IN THE REAR OF THE SCHAFLOCH.
Fig. 4. Vertical Section of Démenyfálva.
We then continued our course beyond the rock portal along the upper cavern for about two hundred meters. It was a fine large gallery or passage and during the first fifty meters or so, we found numerous small ice cones, perhaps a hundred of them, from tiny little ones to some about forty centimeters in height. Many of these were columnar in form, nearly as large at the top as at the base: in some cases the top was flat, and the columns then looked almost as if an upper portion were sawn off. I have seen this shape of column nowhere else. In places there were slabs and bits of ice on the floor. The last hundred meters of this upper cave was free from ice and was exceptionally dry. It was formed of a pale yellow limestone rock, almost dolomitic in color, and many stalactites, in their thousand various shapes, hung from the roof and on the sides. In one spot, one big limestone stalagmite towered up directly in the middle of the gallery. We did not go to the end of the cave, where ice has never been found.

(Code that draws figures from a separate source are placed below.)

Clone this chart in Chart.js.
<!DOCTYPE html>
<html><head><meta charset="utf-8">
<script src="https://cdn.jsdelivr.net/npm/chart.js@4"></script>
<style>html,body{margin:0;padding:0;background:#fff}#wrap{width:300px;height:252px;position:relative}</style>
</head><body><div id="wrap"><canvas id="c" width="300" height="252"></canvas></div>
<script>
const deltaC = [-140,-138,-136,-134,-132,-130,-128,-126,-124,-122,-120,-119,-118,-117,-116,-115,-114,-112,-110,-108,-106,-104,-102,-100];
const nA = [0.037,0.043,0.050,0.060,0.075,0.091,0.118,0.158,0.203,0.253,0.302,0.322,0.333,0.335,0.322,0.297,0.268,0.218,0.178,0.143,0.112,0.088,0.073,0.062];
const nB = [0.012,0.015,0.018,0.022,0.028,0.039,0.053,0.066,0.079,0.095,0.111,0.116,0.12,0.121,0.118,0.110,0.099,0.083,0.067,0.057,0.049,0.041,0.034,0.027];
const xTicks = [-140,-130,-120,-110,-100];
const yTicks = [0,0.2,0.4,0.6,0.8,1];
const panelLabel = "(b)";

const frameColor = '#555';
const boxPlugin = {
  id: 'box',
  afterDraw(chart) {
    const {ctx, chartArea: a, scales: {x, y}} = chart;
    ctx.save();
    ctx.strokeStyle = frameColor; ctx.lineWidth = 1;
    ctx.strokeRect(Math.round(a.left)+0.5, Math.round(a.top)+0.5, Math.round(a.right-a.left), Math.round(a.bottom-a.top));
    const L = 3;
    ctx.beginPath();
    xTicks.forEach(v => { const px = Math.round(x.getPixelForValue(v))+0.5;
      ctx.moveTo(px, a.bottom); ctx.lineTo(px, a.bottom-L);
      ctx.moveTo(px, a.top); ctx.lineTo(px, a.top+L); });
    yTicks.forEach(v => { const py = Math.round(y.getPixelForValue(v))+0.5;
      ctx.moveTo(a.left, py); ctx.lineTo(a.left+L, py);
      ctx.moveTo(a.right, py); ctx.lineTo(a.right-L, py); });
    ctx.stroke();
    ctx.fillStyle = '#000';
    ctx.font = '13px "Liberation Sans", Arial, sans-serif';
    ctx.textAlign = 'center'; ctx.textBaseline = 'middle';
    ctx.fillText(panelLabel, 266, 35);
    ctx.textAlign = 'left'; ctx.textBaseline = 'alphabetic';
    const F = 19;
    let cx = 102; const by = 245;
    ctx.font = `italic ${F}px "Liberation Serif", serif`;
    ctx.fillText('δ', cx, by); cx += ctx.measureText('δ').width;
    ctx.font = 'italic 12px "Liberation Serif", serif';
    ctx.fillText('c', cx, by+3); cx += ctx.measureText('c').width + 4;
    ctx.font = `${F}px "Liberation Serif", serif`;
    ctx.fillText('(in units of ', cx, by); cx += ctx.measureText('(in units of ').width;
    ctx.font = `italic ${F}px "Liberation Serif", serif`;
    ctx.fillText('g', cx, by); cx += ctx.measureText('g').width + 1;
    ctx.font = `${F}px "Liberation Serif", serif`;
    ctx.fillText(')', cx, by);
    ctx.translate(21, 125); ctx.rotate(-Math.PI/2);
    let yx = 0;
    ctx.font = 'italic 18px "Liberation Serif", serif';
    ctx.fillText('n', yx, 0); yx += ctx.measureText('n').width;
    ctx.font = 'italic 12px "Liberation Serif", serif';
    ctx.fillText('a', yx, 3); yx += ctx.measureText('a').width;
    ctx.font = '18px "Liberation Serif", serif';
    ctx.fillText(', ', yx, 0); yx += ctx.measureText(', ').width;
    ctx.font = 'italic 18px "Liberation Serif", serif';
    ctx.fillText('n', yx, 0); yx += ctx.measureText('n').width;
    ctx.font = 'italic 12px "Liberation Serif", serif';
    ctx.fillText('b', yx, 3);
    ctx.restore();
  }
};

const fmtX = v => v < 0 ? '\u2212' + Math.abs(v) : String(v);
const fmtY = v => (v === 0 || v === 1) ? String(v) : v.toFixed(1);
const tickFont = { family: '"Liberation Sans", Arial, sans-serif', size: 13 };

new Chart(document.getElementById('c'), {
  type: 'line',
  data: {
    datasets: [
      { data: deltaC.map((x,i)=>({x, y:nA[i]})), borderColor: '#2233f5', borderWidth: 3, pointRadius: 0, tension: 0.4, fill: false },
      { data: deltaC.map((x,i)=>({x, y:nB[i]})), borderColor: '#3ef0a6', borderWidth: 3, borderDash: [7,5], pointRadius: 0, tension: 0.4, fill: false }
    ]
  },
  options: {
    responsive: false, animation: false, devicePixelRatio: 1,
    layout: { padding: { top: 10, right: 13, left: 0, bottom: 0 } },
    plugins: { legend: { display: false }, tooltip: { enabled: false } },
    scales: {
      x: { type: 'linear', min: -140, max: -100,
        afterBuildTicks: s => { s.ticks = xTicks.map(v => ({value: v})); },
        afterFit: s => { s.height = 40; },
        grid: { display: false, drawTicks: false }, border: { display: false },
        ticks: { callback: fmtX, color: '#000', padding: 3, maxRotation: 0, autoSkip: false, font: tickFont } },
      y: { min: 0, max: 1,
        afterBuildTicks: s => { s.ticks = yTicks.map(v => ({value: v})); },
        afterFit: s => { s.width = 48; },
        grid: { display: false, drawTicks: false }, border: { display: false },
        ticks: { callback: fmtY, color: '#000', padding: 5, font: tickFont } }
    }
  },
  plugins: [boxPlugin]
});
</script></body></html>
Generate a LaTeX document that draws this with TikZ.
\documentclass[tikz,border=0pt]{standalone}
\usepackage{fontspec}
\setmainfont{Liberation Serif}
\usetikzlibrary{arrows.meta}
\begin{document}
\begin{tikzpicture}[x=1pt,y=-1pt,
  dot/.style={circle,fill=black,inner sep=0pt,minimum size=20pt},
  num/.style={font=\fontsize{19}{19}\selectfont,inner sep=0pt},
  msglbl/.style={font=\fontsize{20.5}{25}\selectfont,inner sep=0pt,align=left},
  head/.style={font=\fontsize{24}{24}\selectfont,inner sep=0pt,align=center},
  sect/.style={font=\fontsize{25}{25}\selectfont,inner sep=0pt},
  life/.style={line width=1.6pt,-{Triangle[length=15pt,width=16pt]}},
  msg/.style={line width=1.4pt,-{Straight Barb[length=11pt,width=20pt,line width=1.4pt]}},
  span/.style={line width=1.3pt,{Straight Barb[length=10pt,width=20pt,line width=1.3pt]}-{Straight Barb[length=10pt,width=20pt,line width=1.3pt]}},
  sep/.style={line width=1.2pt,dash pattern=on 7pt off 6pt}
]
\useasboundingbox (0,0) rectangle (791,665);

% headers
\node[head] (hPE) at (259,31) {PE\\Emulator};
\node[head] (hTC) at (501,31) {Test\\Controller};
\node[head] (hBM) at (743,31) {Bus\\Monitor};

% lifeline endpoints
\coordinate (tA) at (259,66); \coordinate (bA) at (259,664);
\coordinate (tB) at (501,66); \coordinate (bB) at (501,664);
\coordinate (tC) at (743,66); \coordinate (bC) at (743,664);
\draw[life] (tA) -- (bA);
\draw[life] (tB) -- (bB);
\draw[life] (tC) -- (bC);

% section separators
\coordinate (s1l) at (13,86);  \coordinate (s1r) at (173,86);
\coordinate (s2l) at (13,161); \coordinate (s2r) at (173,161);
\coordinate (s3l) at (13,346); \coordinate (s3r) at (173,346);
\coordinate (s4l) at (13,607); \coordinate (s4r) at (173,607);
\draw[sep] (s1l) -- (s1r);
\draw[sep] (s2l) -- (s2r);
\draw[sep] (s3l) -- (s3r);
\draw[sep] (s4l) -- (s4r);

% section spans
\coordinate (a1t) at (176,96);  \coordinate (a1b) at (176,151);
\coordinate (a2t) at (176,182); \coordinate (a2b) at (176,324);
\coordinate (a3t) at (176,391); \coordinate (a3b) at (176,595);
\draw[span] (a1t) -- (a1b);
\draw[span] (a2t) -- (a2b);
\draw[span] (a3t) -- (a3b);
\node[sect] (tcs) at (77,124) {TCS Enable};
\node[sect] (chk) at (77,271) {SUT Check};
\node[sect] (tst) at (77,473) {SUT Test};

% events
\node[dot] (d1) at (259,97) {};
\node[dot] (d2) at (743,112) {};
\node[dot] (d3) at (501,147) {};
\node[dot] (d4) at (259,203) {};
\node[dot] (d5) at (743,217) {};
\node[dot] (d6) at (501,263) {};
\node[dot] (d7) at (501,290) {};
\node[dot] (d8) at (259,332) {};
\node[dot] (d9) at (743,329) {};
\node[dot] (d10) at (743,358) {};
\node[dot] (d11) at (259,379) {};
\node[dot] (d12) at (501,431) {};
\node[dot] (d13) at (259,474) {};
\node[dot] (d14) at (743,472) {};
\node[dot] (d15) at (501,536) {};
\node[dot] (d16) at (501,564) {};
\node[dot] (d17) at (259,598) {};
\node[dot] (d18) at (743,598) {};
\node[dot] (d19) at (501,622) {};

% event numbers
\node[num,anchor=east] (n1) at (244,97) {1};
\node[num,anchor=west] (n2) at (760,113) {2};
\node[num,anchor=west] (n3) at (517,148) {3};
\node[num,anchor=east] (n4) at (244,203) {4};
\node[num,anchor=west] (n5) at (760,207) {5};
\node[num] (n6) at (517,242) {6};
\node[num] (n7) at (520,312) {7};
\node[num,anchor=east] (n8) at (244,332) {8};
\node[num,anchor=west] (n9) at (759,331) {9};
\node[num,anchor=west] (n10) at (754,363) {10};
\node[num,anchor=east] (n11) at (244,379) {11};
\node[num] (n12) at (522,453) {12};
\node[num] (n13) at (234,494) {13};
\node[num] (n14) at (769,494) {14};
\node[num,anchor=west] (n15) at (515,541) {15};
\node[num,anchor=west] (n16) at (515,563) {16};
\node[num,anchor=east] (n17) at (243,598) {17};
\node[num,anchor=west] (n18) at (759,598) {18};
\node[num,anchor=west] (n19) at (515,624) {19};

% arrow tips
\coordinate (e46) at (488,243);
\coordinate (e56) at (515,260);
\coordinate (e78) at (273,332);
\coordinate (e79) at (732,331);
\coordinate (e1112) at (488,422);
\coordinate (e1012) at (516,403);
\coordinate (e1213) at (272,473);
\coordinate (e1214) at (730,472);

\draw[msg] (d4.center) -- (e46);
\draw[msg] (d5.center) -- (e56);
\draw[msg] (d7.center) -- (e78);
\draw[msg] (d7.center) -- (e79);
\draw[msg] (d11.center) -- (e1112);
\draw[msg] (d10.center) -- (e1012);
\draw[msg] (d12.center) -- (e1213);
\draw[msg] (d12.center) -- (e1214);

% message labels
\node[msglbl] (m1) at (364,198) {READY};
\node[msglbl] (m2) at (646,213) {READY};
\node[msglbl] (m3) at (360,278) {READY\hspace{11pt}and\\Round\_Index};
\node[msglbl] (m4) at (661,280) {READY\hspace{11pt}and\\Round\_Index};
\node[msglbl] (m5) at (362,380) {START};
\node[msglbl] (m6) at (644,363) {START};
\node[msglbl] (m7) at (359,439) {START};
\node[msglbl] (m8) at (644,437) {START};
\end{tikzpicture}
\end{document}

Retracing our course past the rock portal to the entrance pit, we descended on the long staircase for some eighty steps more, the amount of ice on the rocks steadily increasing. In places, frost crystals had formed in small quantities on the roof and walls. At the bottom of the pit, another lateral gallery, directly under the upper gallery, opened to the right. Entering this, we passed over broken limestone débris, which seemed to overlie a mass of ice. Limestone stalactites were noticeable all through this lower cavern, and frost and icicles had sometimes formed over them, in which case the ice stalactite assumed the form of the limestone stalactite. Advancing a few meters, we went by, on our right hand, an ice pyramid of a couple of meters in height. Just beyond this, the cave turned to the left like the upper cave, and we descended to a level floor of transparent ice, into which we could see some distance. At this spot, numerous icicles, generally of inconsiderable size, hung from the roof and on the sides of the cavern.

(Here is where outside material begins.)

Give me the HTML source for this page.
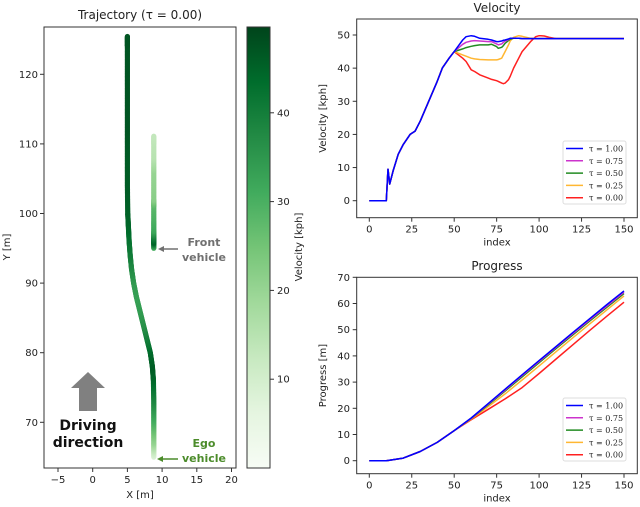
<!DOCTYPE html>
<html><head><meta charset="utf-8">
<style>
html,body{margin:0;padding:0;background:#fff;}
svg{display:block;font-family:"DejaVu Sans","Liberation Sans",sans-serif;}
</style></head>
<body>
<svg id="fig" width="640" height="507" viewBox="0 0 640 507" xmlns="http://www.w3.org/2000/svg">
<defs>
<linearGradient id="greens" x1="0" y1="1" x2="0" y2="0">
<stop offset="0" stop-color="#f7fcf5"/><stop offset="0.125" stop-color="#e5f5e0"/><stop offset="0.25" stop-color="#c7e9c0"/><stop offset="0.375" stop-color="#a1d99b"/><stop offset="0.5" stop-color="#74c476"/><stop offset="0.625" stop-color="#41ab5d"/><stop offset="0.75" stop-color="#238b45"/><stop offset="0.875" stop-color="#006d2c"/><stop offset="1" stop-color="#00441b"/>
</linearGradient>
</defs>
<g id="traj"></g>
<g id="vel"></g>
<g id="prog"></g>
</svg>
<script>
// ---- data ----
const velIndex = [0,10,11,12,14,17,20,24,27,30,35,40,43,47,50,55,57,60,62,65,70,72,75,76,78,79,80,82,83,85,88,90,95,98,100,101,103,106,110,120,150];
const velBlue   = [0,0,9.5,5,9,14,17,20,21,24,30,36,40,43,45,48.5,49.5,49.8,49.6,49,48.7,48.5,48,48,48.2,48.4,48.5,48.8,49,49,49,48.9,48.9,48.9,48.9,48.9,48.9,48.9,48.9,48.9,48.9];
const velPurple = [0,0,9.5,5,9,14,17,20,21,24,30,36,40,43,45,47.2,47.8,48.2,48.3,48.2,48,48,47.3,47,47.3,47.8,48.2,48.6,49,49,49,48.9,48.9,48.9,48.9,48.9,48.9,48.9,48.9,48.9,48.9];
const velGreen  = [0,0,9.5,5,9,14,17,20,21,24,30,36,40,43,45,45.8,46.2,46.6,46.8,47,47,47.2,46.5,46,46.3,46.8,47.5,48.3,48.7,49,49,48.9,48.9,48.9,48.9,48.9,48.9,48.9,48.9,48.9,48.9];
const velOrange = [0,0,9.5,5,9,14,17,20,21,24,30,36,40,43,45,44,43.6,43,42.8,42.6,42.5,42.5,42.5,42.6,43,44,45,47,48.2,49.3,49.8,49.6,49,48.9,48.9,48.9,48.9,48.9,48.9,48.9,48.9];
const velRed    = [0,0,9.5,5,9,14,17,20,21,24,30,36,40,43,45,43,42,39.5,39,38,37,36.6,36.2,36,35.5,35.3,35.5,36.5,37.5,40,43,45,48,49.5,49.8,49.8,49.7,49.3,48.9,48.9,48.9];
const progIndex = [0,10,20,30,40,50,60,70,80,90,100,110,120,130,140,150];
const progBlue   = [0,0,1,3.5,7,11.5,16.3,21.8,27.3,32.8,38.2,43.6,49,54.3,59.6,64.8];
const progPurple = [0,0,1,3.5,7,11.5,16.2,21.6,27,32.5,37.9,43.3,48.6,53.9,59.1,64.3];
const progGreen  = [0,0,1,3.5,7,11.5,16.1,21.3,26.6,32,37.4,42.8,48.1,53.4,58.6,63.8];
const progOrange = [0,0,1,3.5,7,11.5,15.9,20.6,25.5,30.8,36.2,41.6,47,52.3,57.6,62.9];
const progRed    = [0,0,1,3.5,7,11.5,15.6,19.6,23.6,27.9,33.3,38.8,44.3,49.8,55.2,60.5];
const indexTicks = [0,25,50,75,100,125,150];
const velTicks = [0,10,20,30,40,50];
const progTicks = [0,10,20,30,40,50,60,70];
const legendLabels = ["τ = 1.00","τ = 0.75","τ = 0.50","τ = 0.25","τ = 0.00"];
const seriesColors = ["#0000ff","#cc33cc","#228b22","#ffb732","#ff2020"];
const egoY = [65,67,70,73,76,78,80,82,84,86,88,90,92,94,96,98,100,104,108,112,116,120,124,125.5];
const egoX = [8.8,8.8,8.8,8.8,8.75,8.6,8.3,7.8,7.3,6.8,6.3,5.9,5.6,5.4,5.25,5.15,5.05,5,5,5,5,5,5,5];
const egoV = [8,20,30,38,44,46,44,40,36,34,33,34,37,40,42,44,45,46,46,47,47,47,47,47];
const frontY = [95,95.8,96.5,97.5,99,101,102,104,106,108,110,111.2];
const frontV = [30,45,40,32,30,28,22,21,20,15,14,13];
const xTicksTraj = [-5,0,5,10,15,20];
const yTicksTraj = [70,80,90,100,110,120];
const cbTicks = [10,20,30,40];

const NS="http://www.w3.org/2000/svg";
function mk(parent,tag,attrs,text){const e=document.createElementNS(NS,tag);for(const k in attrs)e.setAttribute(k,attrs[k]);if(text!==undefined)e.textContent=text;parent.appendChild(e);return e;}
const greens=[[247,252,245],[229,245,224],[199,233,192],[161,217,155],[116,196,118],[65,171,93],[35,139,69],[0,109,44],[0,68,27]];
function cmap(v){let t=Math.max(0,Math.min(1,v/49.6))*8;const i=Math.min(7,Math.floor(t)),f=t-i;const a=greens[i],b=greens[i+1];return `rgb(${a.map((c,k)=>Math.round(c+(b[k]-c)*f)).join(',')})`;}

// ---- trajectory ----
const T=document.getElementById('traj');
const tx=x=>92.7+x*6.94, ty=y=>74.3+(120-y)*6.96;
let el=mk(T,'text',{x:140,y:19,'font-size':12,'text-anchor':'middle',fill:'#222'},'Trajectory (τ = 0.00)');

const egoG=mk(T,'g',{});

for(let i=0;i<egoY.length-1;i++){const n=24;for(let j=0;j<n;j++){const f=j/n;const x=egoX[i]+(egoX[i+1]-egoX[i])*f,y=egoY[i]+(egoY[i+1]-egoY[i])*f,v=egoV[i]+(egoV[i+1]-egoV[i])*f;
mk(egoG,'circle',{cx:tx(x),cy:ty(y),r:2.6,fill:cmap(v)});}}
const frG=mk(T,'g',{});

for(let i=0;i<frontY.length-1;i++){const n=12;for(let j=0;j<n;j++){const f=j/n;const y=frontY[i]+(frontY[i+1]-frontY[i])*f,v=frontV[i]+(frontV[i+1]-frontV[i])*f;
mk(frG,'circle',{cx:tx(8.8),cy:ty(y),r:2.6,fill:cmap(v)});}}
el=mk(T,'rect',{x:44,y:27,width:192,height:441,fill:'none',stroke:'#333','stroke-width':1});

xTicksTraj.forEach(v=>{mk(T,'line',{x1:tx(v),x2:tx(v),y1:468,y2:472,stroke:'#333'});
el=mk(T,'text',{x:tx(v),y:483,'font-size':10,'text-anchor':'middle',fill:'#222'},v<0?'−'+(-v):v);});
yTicksTraj.forEach(v=>{mk(T,'line',{x1:40,x2:44,y1:ty(v),y2:ty(v),stroke:'#333'});
el=mk(T,'text',{x:38,y:ty(v)+3.5,'font-size':10,'text-anchor':'end',fill:'#222'},v);});
el=mk(T,'text',{x:140,y:498,'font-size':10,'text-anchor':'middle',fill:'#222'},'X [m]');
el=mk(T,'text',{x:10,y:247,'font-size':10,'text-anchor':'middle',fill:'#222',transform:'rotate(-90 10 247)'},'Y [m]');
el=mk(T,'rect',{x:247,y:27,width:23,height:441,fill:'url(#greens)',stroke:'#333'});
const cy=v=>468-v*8.88;
cbTicks.forEach(v=>{mk(T,'line',{x1:270,x2:274,y1:cy(v),y2:cy(v),stroke:'#333'});
el=mk(T,'text',{x:277,y:cy(v)+3.5,'font-size':10,fill:'#222'},v);});
el=mk(T,'text',{x:302,y:247,'font-size':10,'text-anchor':'middle',fill:'#222',transform:'rotate(-90 302 247)'},'Velocity [kph]');
el=mk(T,'path',{d:'M71 388 L88 372 L105 388 L97 388 L97 411 L79 411 L79 388 Z',fill:'#808080'});
el=mk(T,'text',{x:88,y:430,'font-size':14,'font-weight':'bold','text-anchor':'middle',fill:'#111'},'Driving');
el=mk(T,'text',{x:88,y:447,'font-size':14,'font-weight':'bold','text-anchor':'middle',fill:'#111'},'direction');
el=mk(T,'text',{x:204,y:246,'font-size':11,'font-weight':'bold','text-anchor':'middle',fill:'#707070'},'Front');
el=mk(T,'text',{x:204,y:261,'font-size':11,'font-weight':'bold','text-anchor':'middle',fill:'#707070'},'vehicle');
mk(T,'line',{x1:178,x2:162,y1:249,y2:249,stroke:'#707070','stroke-width':1.5});mk(T,'path',{d:'M158 249 L164 246 L164 252 Z',fill:'#707070'});
el=mk(T,'text',{x:204,y:447,'font-size':11,'font-weight':'bold','text-anchor':'middle',fill:'#4c8c2b'},'Ego');
el=mk(T,'text',{x:204,y:462,'font-size':11,'font-weight':'bold','text-anchor':'middle',fill:'#4c8c2b'},'vehicle');
mk(T,'line',{x1:178,x2:161,y1:459,y2:459,stroke:'#4c8c2b','stroke-width':1.5});mk(T,'path',{d:'M157 459 L163 456 L163 462 Z',fill:'#4c8c2b'});

// ---- line plots ----
function linePlot(G,cfg){
  const ix=v=>369.3+v*(254.7/150);
  const iy=v=>cfg.y0-v*cfg.sy;
  let e=mk(G,'text',{x:497,y:cfg.titleY,'font-size':12,'text-anchor':'middle',fill:'#222'},cfg.title);
  
  const clip=mk(G,'g',{});
  for(let k=cfg.series.length-1;k>=0;k--){const s=cfg.series[k];
    const d=cfg.xs.map((x,i)=>(i?'L':'M')+ix(x).toFixed(1)+' '+iy(s[i]).toFixed(1)).join(' ');
    const p=mk(clip,'path',{d:d,fill:'none',stroke:seriesColors[k],'stroke-width':1.5,'stroke-linejoin':'round'});
    }
  e=mk(G,'rect',{x:356.7,y:cfg.top,width:280.6,height:cfg.bot-cfg.top,fill:'none',stroke:'#333'});
  
  indexTicks.forEach(v=>{mk(G,'line',{x1:ix(v),x2:ix(v),y1:cfg.bot,y2:cfg.bot+4,stroke:'#333'});
    const t=mk(G,'text',{x:ix(v),y:cfg.bot+15,'font-size':10,'text-anchor':'middle',fill:'#222'},v);
    });
  cfg.yt.forEach(v=>{mk(G,'line',{x1:352.7,x2:356.7,y1:iy(v),y2:iy(v),stroke:'#333'});
    const t=mk(G,'text',{x:350,y:iy(v)+3.5,'font-size':10,'text-anchor':'end',fill:'#222'},v);
    });
  e=mk(G,'text',{x:497,y:cfg.bot+28,'font-size':10,'text-anchor':'middle',fill:'#222'},'index');
  
  const my=(cfg.top+cfg.bot)/2;
  e=mk(G,'text',{x:326,y:my,'font-size':10,'text-anchor':'middle',fill:'#222',transform:`rotate(-90 326 ${my})`},cfg.ylabel);
  
  const L=mk(G,'g',{});
  mk(L,'rect',{x:563,y:cfg.ly,width:63,height:63,fill:'#fff',stroke:'#ddd',rx:2});
  legendLabels.forEach((lab,k)=>{const yy=cfg.ly+7.5+k*12.3;
    mk(L,'line',{x1:566,x2:583,y1:yy,y2:yy,stroke:seriesColors[k],'stroke-width':1.5});
    const t=mk(L,'text',{x:589,y:yy+3,'font-size':8,fill:'#222','font-family':'DejaVu Serif, serif'},lab);
    });
}
linePlot(document.getElementById('vel'),{name:'velocity',title:'Velocity',titleY:12,top:19,bot:217.7,y0:200.7,sy:165.7/50,yt:velTicks,ylabel:'Velocity [kph]',xs:velIndex,series:[velBlue,velPurple,velGreen,velOrange,velRed],ly:141});
linePlot(document.getElementById('prog'),{name:'progress',title:'Progress',titleY:270,top:277.3,bot:473.7,y0:460.7,sy:183.4/70,yt:progTicks,ylabel:'Progress [m]',xs:progIndex,series:[progBlue,progPurple,progGreen,progOrange,progRed],ly:398});
</script>
</body></html>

At the further end of this ice floor or ice lake we reached an ice slope, the Eiswand, which flowed to the ice floor from the upper cave in several waves. It was some six meters wide and twenty-five meters long; and it was not steep, perhaps fifteen degrees in the steepest portions. On the slope some old, nearly obliterated steps were visible, and at these Misura proceeded to cut, and with torch in one hand and axe in the other, gradually worked his way up, until he once more reached the level spot whence we had looked down the ice slope. Here he stood waving his torch, a proceeding indeed he did constantly throughout the trip, for he seemed exceedingly proud of the beauties of his cavern. This waving of torches, however, is exceedingly foolish, as their smoke quickly blackens stalactite, and in fact nothing but candles and magnesium wire should be carried for lighting purposes underground. The ice of the ice slope was hard, gray and opaque, quite different from that of the ice lake. The ice floor is formed of new ice, which is gradually refilling the place from which Misura said the ice for Buda-Pest was taken out twenty-five years ago. To prove this assertion, he called my attention to the side of the lake directly opposite the ice slope. At that spot, under the limestone rubbish over which we came, there was an outcrop of perpendicular opaque ice about a meter high. Misura said that the workmen began to cut at the ice slope and that they dug out a couple of meters in depth from the ice lake, until they had cut back to where the vertical outcrop was standing.
The explanation seemed to be in accord with the facts, and if so, it would go to show that the ice in this cave is of slow formation and great permanency; as seems also proved by the steps on the ice wall, which—we were the first party in the cave in 1896—had remained over from the preceding summer. Misura told me he had never seen so much ice nor seen it so hard as during our visit, and he added that there was generally water on the ice lake, and he thought there would be some in two or three weeks more. The greatest quantity of ice in the upper cave was at the head of the ice-slope, and it would seem as though there must be cracks or fissures in the overhead rocks there, through which the water is supplied to feed the ice, not only that of the upper cave, but also the larger portion of that of the lower cave.
The heavy winter air would naturally sink down into the entrance pit to the lower cavern, and some of it diverge into the beginning of the upper cavern, which at first is distinctly a down slope. A little beyond the portal at the head of the ice slope, the upper cave is either horizontal or in places slightly ascending. Probably this prevents the cold air from entering further, and probably also, the heat of the earth neutralizes the cold air of winter beyond a definite spot.